Each bulb in the series connection is only 1/4 as bright as the single bulb, because power is proportional to the square of voltage when resistance stays constant.

Common Misconceptions

"Higher voltage always means brighter." Brightness tracks power, not voltage alone. A bulb can have higher voltage but lower power depending on current and resistance.
"Current is used up as it powers a bulb." Current is the same on both sides of a single element; energy is transferred, but charge is conserved.
"Only one power formula is correct." $P = I \Delta V$ , $P = I^2 R$ , and $P = \frac{(\Delta V)^2}{R}$ all give the same result. Pick the one that matches your known values.
"Power and energy are the same thing." Power is the rate of energy transfer per second. Energy is power multiplied by time.
"Resistors don't really lose energy." Resistors convert electrical energy into thermal energy, so dissipated power leaves the circuit as heat.

Vocabulary

The following words are mentioned explicitly in the College Board Course and Exam Description for this topic.

Term	Definition
brightness	The luminous intensity of a bulb, which increases with the power dissipated by the bulb.
circuit element	A component in an electric circuit, such as a resistor or bulb, through which current flows and across which a potential difference exists.
current	The flow of electric charge through a conductor, measured in amperes (A).
electric potential difference	The difference in electric potential energy per unit charge between two points in a circuit, measured in volts; also called voltage.
energy transfer	The movement of energy into, out of, or within an electric circuit through the work done by electric forces.
power	The rate at which energy is transferred, converted, or dissipated in an electric circuit, measured in watts.

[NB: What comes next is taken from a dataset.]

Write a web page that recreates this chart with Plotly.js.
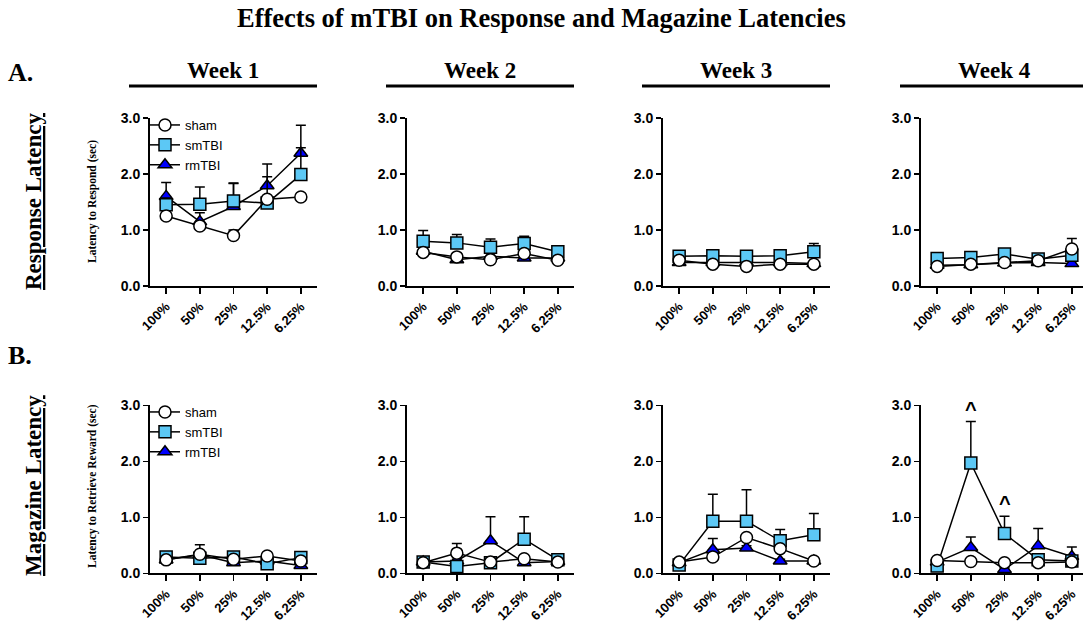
<!DOCTYPE html>
<html>
<head>
<meta charset="utf-8">
<script src="https://cdn.plot.ly/plotly-3.0.1.min.js"></script>
<style>html,body{margin:0;padding:0;background:#fff;}#chart{width:1083px;height:623px;}</style>
</head>
<body>
<div id="chart"></div>
<script>
// ---------- DATA ----------
const doseLabels = ['100%', '50%', '25%', '12.5%', '6.25%'];
const weeks = ['Week 1', 'Week 2', 'Week 3', 'Week 4'];
const groups = ['sham', 'smTBI', 'rmTBI'];
const chartTitle = 'Effects of mTBI on Response and Magazine Latencies';
const rowLabels = ['Response Latency', 'Magazine Latency'];
const rowLetters = ['A.', 'B.'];
const yTitles = ['Latency to Respond (sec)', 'Latency to Retrieve Reward (sec)'];
const yTicks = [0, 1, 2, 3];
const yTickText = ['0.0', '1.0', '2.0', '3.0'];

// Response latency (sec), one row per week, one value per dose
const respSham = [[1.25, 1.07, 0.90, 1.55, 1.59], [0.60, 0.52, 0.47, 0.58, 0.46], [0.46, 0.39, 0.35, 0.39, 0.39], [0.35, 0.39, 0.42, 0.45, 0.66]];
const respShamErr = [[0.03, 0.03, 0.10, 0.03, 0.03], [0.05, 0.05, 0.04, 0.05, 0.04], [0.04, 0.04, 0.03, 0.03, 0.03], [0.03, 0.03, 0.03, 0.03, 0.19]];
const respSm = [[1.45, 1.46, 1.52, 1.48, 1.99], [0.80, 0.77, 0.69, 0.76, 0.61], [0.53, 0.54, 0.53, 0.54, 0.61], [0.49, 0.51, 0.57, 0.48, 0.55]];
const respSmErr = [[0.12, 0.31, 0.32, 0.47, 0.48], [0.19, 0.15, 0.15, 0.13, 0.06], [0.04, 0.04, 0.06, 0.04, 0.15], [0.04, 0.05, 0.06, 0.04, 0.05]];
const respRm = [[1.60, 1.15, 1.42, 1.79, 2.37], [0.62, 0.47, 0.53, 0.50, 0.50], [0.42, 0.42, 0.42, 0.42, 0.40], [0.37, 0.38, 0.41, 0.42, 0.40]];
const respRmErr = [[0.25, 0.16, 0.41, 0.39, 0.50], [0.05, 0.05, 0.05, 0.05, 0.05], [0.04, 0.04, 0.04, 0.04, 0.04], [0.04, 0.04, 0.04, 0.04, 0.04]];

// Magazine latency (sec)
const magSham = [[0.24, 0.34, 0.25, 0.31, 0.22], [0.19, 0.36, 0.20, 0.26, 0.20], [0.20, 0.29, 0.64, 0.44, 0.22], [0.23, 0.21, 0.19, 0.19, 0.20]];
const magShamErr = [[0.02, 0.17, 0.03, 0.02, 0.02], [0.02, 0.17, 0.02, 0.03, 0.02], [0.02, 0.03, 0.04, 0.04, 0.02], [0.02, 0.02, 0.02, 0.02, 0.02]];
const magSm = [[0.29, 0.27, 0.29, 0.17, 0.28], [0.20, 0.12, 0.19, 0.61, 0.24], [0.15, 0.93, 0.93, 0.58, 0.69], [0.13, 1.97, 0.71, 0.24, 0.22]];
const magSmErr = [[0.02, 0.03, 0.02, 0.02, 0.02], [0.02, 0.03, 0.02, 0.40, 0.04], [0.02, 0.48, 0.56, 0.20, 0.38], [0.02, 0.74, 0.31, 0.03, 0.03]];
const magRm = [[0.24, 0.33, 0.19, 0.22, 0.14], [0.20, 0.22, 0.58, 0.19, 0.21], [0.19, 0.42, 0.45, 0.22, 0.22], [0.20, 0.46, 0.07, 0.49, 0.30]];
const magRmErr = [[0.02, 0.03, 0.02, 0.02, 0.02], [0.02, 0.03, 0.43, 0.03, 0.03], [0.02, 0.20, 0.04, 0.03, 0.03], [0.02, 0.19, 0.03, 0.31, 0.17]];

// significance markers: [row, week, dose index] on smTBI
const sigMarks = [[1, 3, 1], [1, 3, 2]];

// ---------- STYLE ----------
const W = 1083, H = 623;
const serif = 'Liberation Serif, Times New Roman, serif';
const sans = 'Liberation Sans, Arial, sans-serif';
const groupStyle = {
  sham: {symbol: 'circle', fill: '#ffffff', rank: 1},
  smTBI: {symbol: 'square', fill: '#5cc8f5', rank: 2},
  rmTBI: {symbol: 'triangle-up', fill: '#0000ff', rank: 3}
};
const dataByRow = [
  {sham: [respSham, respShamErr], smTBI: [respSm, respSmErr], rmTBI: [respRm, respRmErr]},
  {sham: [magSham, magShamErr], smTBI: [magSm, magSmErr], rmTBI: [magRm, magRmErr]}
];
const axisLeftPx = [150, 407, 663, 921];
const axisLenPx = 167;
const pxPerCat = axisLenPx / 4.96;
const rowYpx = [[118, 286], [405.3, 573.3]]; // top (3.0) and bottom (0.0)

const px = v => v / W;
const py = v => 1 - v / H;

const traces = [];
const layout = {
  width: W, height: H,
  margin: {l: 0, r: 0, t: 0, b: 0},
  paper_bgcolor: '#ffffff', plot_bgcolor: 'rgba(0,0,0,0)',
  showlegend: true,
  annotations: [], shapes: []
};

const drawOrder = ['rmTBI', 'smTBI', 'sham'];
for (let r = 0; r < 2; r++) {
  for (let w = 0; w < 4; w++) {
    const n = r * 4 + w + 1;
    const xa = n === 1 ? 'x' : 'x' + n, ya = n === 1 ? 'y' : 'y' + n;
    const left = axisLeftPx[w];
    const right = Math.min(left + axisLenPx, W);
    const rangeHi = -0.48 + (right - left) / pxPerCat;
    layout['xaxis' + (n === 1 ? '' : n)] = {
      domain: [px(left), px(right)], anchor: ya, type: 'category',
      range: [-0.48, rangeHi], showline: true, linecolor: '#000', linewidth: 2,
      ticks: 'outside', ticklen: 6, tickwidth: 1.5, tickcolor: '#000',
      tickangle: -45, tickfont: {family: sans, size: 13, weight: 'bold', color: '#000'},
      showgrid: false, zeroline: false, fixedrange: true, automargin: false
    };
    layout['yaxis' + (n === 1 ? '' : n)] = {
      domain: [py(rowYpx[r][1]), py(rowYpx[r][0])], anchor: xa,
      range: [0, 3], tickvals: yTicks, ticktext: yTickText,
      showline: true, linecolor: '#000', linewidth: 2,
      ticks: 'outside', ticklen: 5, tickwidth: 1.5, tickcolor: '#000',
      tickfont: {family: sans, size: 14, weight: 'bold', color: '#000'},
      showgrid: false, zeroline: false, fixedrange: true, automargin: false
    };
    drawOrder.forEach(g => {
      const [means, errs] = dataByRow[r][g];
      const st = groupStyle[g];
      const isLegendPanel = (w === 0);
      traces.push({
        type: 'scatter', mode: 'lines+markers', name: g,
        x: doseLabels, y: means[w], xaxis: xa, yaxis: ya,
        cliponaxis: false,
        line: {color: '#000', width: 1.5},
        marker: {symbol: st.symbol, size: 12, color: st.fill, line: {color: '#000', width: 1.5}},
        error_y: {type: 'data', symmetric: false, array: errs[w], arrayminus: errs[w].map(() => 0),
                  color: '#000', thickness: 1.5, width: 5},
        showlegend: isLegendPanel,
        legend: r === 0 ? 'legend' : 'legend2',
        legendrank: st.rank,
        hoverinfo: 'skip'
      });
    });
    // week header + underline
    const ulL = left - 21, ulR = left + axisLenPx;
    if (r === 0) {
      layout.annotations.push({
        xref: 'paper', yref: 'paper', x: px((ulL + ulR) / 2), y: py(70), text: weeks[w],
        showarrow: false, xanchor: 'center', yanchor: 'middle',
        font: {family: serif, size: 23, weight: 'bold', color: '#000'}
      });
      layout.shapes.push({type: 'line', xref: 'paper', yref: 'paper',
        x0: px(ulL), x1: px(Math.min(ulR, W)), y0: py(86), y1: py(86),
        line: {color: '#000', width: 3}});
    }
  }
}

// legends
const legendBase = {
  xanchor: 'left', yanchor: 'top', bgcolor: 'rgba(0,0,0,0)', borderwidth: 0,
  font: {family: sans, size: 13, color: '#000'}, itemwidth: 30, tracegroupgap: 0,
  traceorder: 'normal', itemclick: false, itemdoubleclick: false
};
layout.legend = Object.assign({}, legendBase, {x: px(145), y: py(110)});
layout.legend2 = Object.assign({}, legendBase, {x: px(145), y: py(397)});

// title, row letters, row labels, y titles
layout.annotations.push({xref: 'paper', yref: 'paper', x: 0.5, y: py(18), text: chartTitle,
  showarrow: false, xanchor: 'center', yanchor: 'middle',
  font: {family: serif, size: 26.5, weight: 'bold', color: '#000'}});
const rowCenterPx = [202, 486];
const letterPx = [72, 355];
for (let r = 0; r < 2; r++) {
  layout.annotations.push({xref: 'paper', yref: 'paper', x: px(6), y: py(letterPx[r]), text: rowLetters[r],
    showarrow: false, xanchor: 'left', yanchor: 'middle',
    font: {family: serif, size: 26, weight: 'bold', color: '#000'}});
  layout.annotations.push({xref: 'paper', yref: 'paper', x: px(33), y: py(rowCenterPx[r]), text: rowLabels[r],
    showarrow: false, xanchor: 'center', yanchor: 'middle', textangle: -90,
    font: {family: serif, size: 23, weight: 'bold', color: '#000', lineposition: 'under'}});
  layout.annotations.push({xref: 'paper', yref: 'paper', x: px(92), y: py(rowCenterPx[r]), text: yTitles[r],
    showarrow: false, xanchor: 'center', yanchor: 'middle', textangle: -90,
    font: {family: serif, size: 11.5, weight: 'bold', color: '#000'}});
}
// significance carets (placed above smTBI error bar)
sigMarks.forEach(([r, w, d]) => {
  const n = r * 4 + w + 1;
  const [means, errs] = dataByRow[r].smTBI;
  layout.annotations.push({xref: 'x' + n, yref: 'y' + n, x: doseLabels[d], y: means[w][d] + errs[w][d],
    text: '^', showarrow: false, xanchor: 'center', yanchor: 'bottom', yshift: 0,
    font: {family: sans, size: 20, weight: 'bold', color: '#000'}});
});

Plotly.newPlot('chart', traces, layout, {displayModeBar: false, staticPlot: true});
</script>
</body>
</html>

Frequently Asked Questions

What is electric power in a circuit?

Electric power is the rate at which energy is transferred, converted, or dissipated by a circuit element. It is measured in watts, which are joules per second.

What is the main electric power formula?

The core formula is P = IΔV, where P is power, I is current, and ΔV is electric potential difference. It connects energy transfer rate to current and voltage.

When should I use P = I²R?

Use P = I²R when you know current and resistance. It is especially useful for resistors in a series path because the same current flows through elements in series.

When should I use P = (ΔV)²/R?

Use P = (ΔV)²/R when you know voltage across an element and its resistance. It is useful for branches in parallel because elements in parallel share the same potential difference.

How do you compare bulb brightness in AP Physics 2?

Compare the power dissipated by each bulb. The bulb with greater power is brighter, so use the formula that matches the current, voltage, or resistance information you know.

Is power the same as energy?

No. Energy is the amount transferred or converted. Power is the rate of that transfer, so power equals energy per unit time.